The Top 5 Characteristics of a Successful Physician Practice “Platform”

In recent years, the physician practice management space has exploded with an infusion of billions in private equity capital. If you are a practicing physician, there is a good chance that you have already dove head first into the private equity movement or know colleagues that have. Consolidation of smaller groups into larger groups is happening very rapidly and shows no signs of slowing any time soon.

With such a flurry of transactions taking place in 2019 and into 2020, physicians can easily get lost in the “hustle and bustle”. Many are clamoring to get on the train before it leaves the station.
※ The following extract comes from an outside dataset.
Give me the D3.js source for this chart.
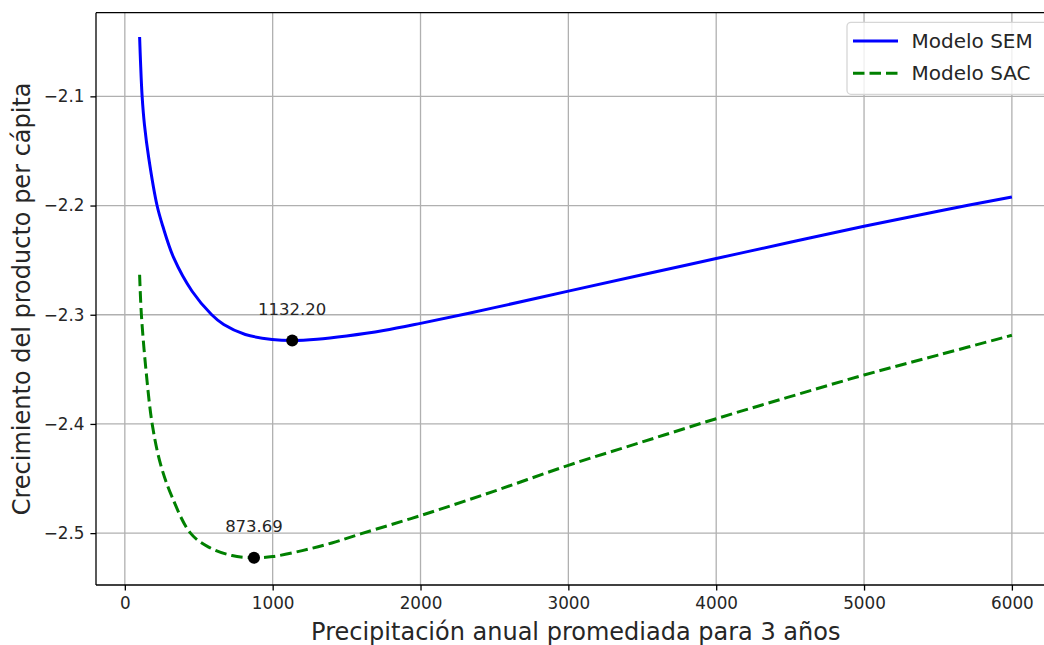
<!DOCTYPE html>
<html>
<head>
<meta charset="utf-8">
<script src="https://cdn.jsdelivr.net/npm/d3@7"></script>
<style>
  html, body { margin: 0; padding: 0; background: #ffffff; }
  svg { display: block; }
  text { font-family: "DejaVu Sans", sans-serif; fill: #262626; }
</style>
</head>
<body>
<svg id="chart" width="1044" height="645"></svg>
<script>
// ---------------- data ----------------
const seriesNames = ["Modelo SEM", "Modelo SAC"];

const semX = [100, 106, 117, 133, 162, 218, 257, 331, 455, 586, 669, 815, 996, 1132.2,
              1300, 1500, 1750, 2000, 2500, 3000, 3500, 4000, 4500, 5000, 5500, 6000];
const semY = [-2.0456, -2.0680, -2.1000, -2.1263, -2.1567, -2.2000, -2.2190, -2.2480, -2.2785,
              -2.2998, -2.3090, -2.3181, -2.3226, -2.3236,
              -2.3225, -2.3195, -2.3145, -2.3079, -2.2935, -2.2784, -2.2634, -2.2485, -2.2336,
              -2.2189, -2.2052, -2.1921];

const sacX = [100, 112, 144, 185, 241, 320, 444, 567, 725, 873.69,
              1000, 1200, 1400, 1600, 2000, 2500, 3000, 3500, 4000, 4500, 5000, 5500, 6000];
const sacY = [-2.2634, -2.3000, -2.3520, -2.4000, -2.4366, -2.4671, -2.5000, -2.5128, -2.5205, -2.5226,
              -2.5215, -2.5160, -2.5090, -2.5005, -2.4839, -2.4615, -2.4379, -2.4165, -2.3952,
              -2.3750, -2.3552, -2.3370, -2.3188];

const minX = [1132.20, 873.69];
const minY = [-2.3236, -2.5226];
const minLabels = ["1132.20", "873.69"];

const xTicks = [0, 1000, 2000, 3000, 4000, 5000, 6000];
const yTicks = [-2.1, -2.2, -2.3, -2.4, -2.5];
const xTickLabels = ["0", "1000", "2000", "3000", "4000", "5000", "6000"];
const yTickLabels = ["\u22122.1", "\u22122.2", "\u22122.3", "\u22122.4", "\u22122.5"];

const xLabel = "Precipitación anual promediada para 3 años";
const yLabel = "Crecimiento del producto per cápita";

// ---------------- layout ----------------
const L = 96, R = 1055.5, T = 12.7, B = 585;
const xDomain = [-195, 6295];
const yDomain = [-2.5475, -2.0234];

const svg = d3.select("#chart");
const x = d3.scaleLinear().domain(xDomain).range([L, R]);
const y = d3.scaleLinear().domain(yDomain).range([B, T]);

svg.append("rect").attr("width", 1044).attr("height", 645).attr("fill", "#fff");

// grid
const grid = svg.append("g");
grid.selectAll("line.gx").data(xTicks).enter().append("line")
  .attr("x1", d => x(d)).attr("x2", d => x(d)).attr("y1", T).attr("y2", B)
  .attr("stroke", "#b0b0b0").attr("stroke-width", 1.3);
grid.selectAll("line.gy").data(yTicks).enter().append("line")
  .attr("x1", L).attr("x2", R).attr("y1", d => y(d)).attr("y2", d => y(d))
  .attr("stroke", "#b0b0b0").attr("stroke-width", 1.3);

// axes
const xAxis = d3.axisBottom(x).tickValues(xTicks)
  .tickFormat((d, i) => xTickLabels[i]).tickSize(5.6).tickPadding(6);
const yAxis = d3.axisLeft(y).tickValues(yTicks)
  .tickFormat((d, i) => yTickLabels[i]).tickSize(5.6).tickPadding(6);

const gx = svg.append("g").attr("transform", `translate(0,${B})`).call(xAxis);
const gy = svg.append("g").attr("transform", `translate(${L},0)`).call(yAxis);
[gx, gy].forEach(g => {
  g.select(".domain").remove();
  g.selectAll(".tick line").attr("stroke", "#000").attr("stroke-width", 1.3);
  g.selectAll(".tick text").attr("font-family", "DejaVu Sans").attr("font-size", 16.8).attr("fill", "#262626");
});

// lines
svg.append("defs").append("clipPath").attr("id", "clip")
  .append("rect").attr("x", L).attr("y", T).attr("width", R - L).attr("height", B - T);
const plot = svg.append("g").attr("clip-path", "url(#clip)");

const semData = semX.map((d, i) => [d, semY[i]]);
const sacData = sacX.map((d, i) => [d, sacY[i]]);
const line = d3.line().x(d => x(d[0])).y(d => y(d[1])).curve(d3.curveCatmullRom.alpha(0.5));

plot.append("path").datum(semData).attr("d", line)
  .attr("fill", "none").attr("stroke", "#0000ff").attr("stroke-width", 3);
plot.append("path").datum(sacData).attr("d", line)
  .attr("fill", "none").attr("stroke", "#008000").attr("stroke-width", 3)
  .attr("stroke-dasharray", "11.5,5");

// minima
plot.selectAll("circle.m").data(minX).enter().append("circle")
  .attr("cx", d => x(d)).attr("cy", (d, i) => y(minY[i])).attr("r", 6).attr("fill", "#000");
svg.selectAll("text.ann").data(minLabels).enter().append("text")
  .attr("x", (d, i) => x(minX[i])).attr("y", (d, i) => y(minY[i]) - 25.5)
  .attr("text-anchor", "middle").attr("font-size", 16.5).text(d => d);

// spines
[[L, L, T, B], [R, R, T, B], [L, R, T, T], [L, R, B, B]].forEach(s => {
  svg.append("line").attr("x1", s[0]).attr("x2", s[1]).attr("y1", s[2]).attr("y2", s[3])
    .attr("stroke", "#000").attr("stroke-width", 1.3);
});

// axis labels
svg.append("text").attr("x", (L + R) / 2).attr("y", 640).attr("text-anchor", "middle")
  .attr("font-size", 24).text(xLabel);
svg.append("text").attr("transform", `translate(30,${(T + B) / 2}) rotate(-90)`)
  .attr("text-anchor", "middle").attr("font-size", 24).text(yLabel);

// legend
const lg = svg.append("g");
lg.append("rect").attr("x", 847).attr("y", 22.3).attr("width", 201).attr("height", 72)
  .attr("rx", 4).attr("fill", "#fff").attr("fill-opacity", 0.8)
  .attr("stroke", "#d6d6d6").attr("stroke-width", 1.3);
const legendColors = ["#0000ff", "#008000"];
const legendDash = [null, "11.5,5"];
const legendY = [41, 73.3];
seriesNames.forEach((n, i) => {
  lg.append("line").attr("x1", 853).attr("x2", 898).attr("y1", legendY[i]).attr("y2", legendY[i])
    .attr("stroke", legendColors[i]).attr("stroke-width", 3).attr("stroke-dasharray", legendDash[i]);
  lg.append("text").attr("x", 911.5).attr("y", legendY[i] + 7).attr("font-size", 20).text(n);
});
</script>
</body>
</html>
But before you board that train, wouldn’t you want to know where it’s heading? Who’s the conductor? Are the tracks in place? What bridges are there to cross on your upcoming journey?

The Bloom Organization has navigated transactions across a broad spectrum of groups in urology, pain management, orthopedics, ENT, GI, ophthalmology, primary care, and multi-specialty. Although every deal has its own unique facts and circumstances, we have observed characteristics that the most successful physician group platforms have in common.

After careful consideration, here are our top 5:

Executive Leadership – Many groups have strong physician leaders, which is a necessity, but many mid-size and large physician groups lack a well-rounded “CSuite” of executives – mostly because the group simply doesn’t have the budget to afford them. Furthermore, practicing physicians just don’t have the bandwidth to devote the time to scaling an organization. But with the influx of private equity, so has come the influx of management talent.

Practice Management & EMR Systems – Physician practices have been plagued for years by poorly built EMR systems. In order to deliver the best value to the patients and payors, there have to be the systems that produce the data to prove it. We are now observing groups investing millions into the systems that will become the backbone of the preeminent independent physician groups in the future.

Physician Recruitment Plans – One of the recurring questions in the early development of a new platform is ‘How is the group going to attract the next generation of physicians?’ Groups that are clear and concise about what they offer (not only financial but quality of life) to the next generation of physician associates are winning the day.

A Robust Acquisition Pipeline – Many successful platform groups have picked the “low hanging fruit” from the existing physician base – and there is only nominal profit growth to be had in ancillary business, payer contracting or operational efficiencies. Rather than focus on internal growth, the key is to leverage the platform’s proven operational model and apply it to underperforming groups – and that’s where a robust pipeline from which to acquire comes in.

Capital Funding – Last but not least! Historically, capital investment by independent physician groups is virtually zero when compared to regional health system behemoths and well-funded ventures such as Haven (backed by the dynamic trio of Bezos, Buffett, and Dimon). The private equity boom in physician groups means physicians now have a “checkbook” that empowers them to be leaders in transforming healthcare.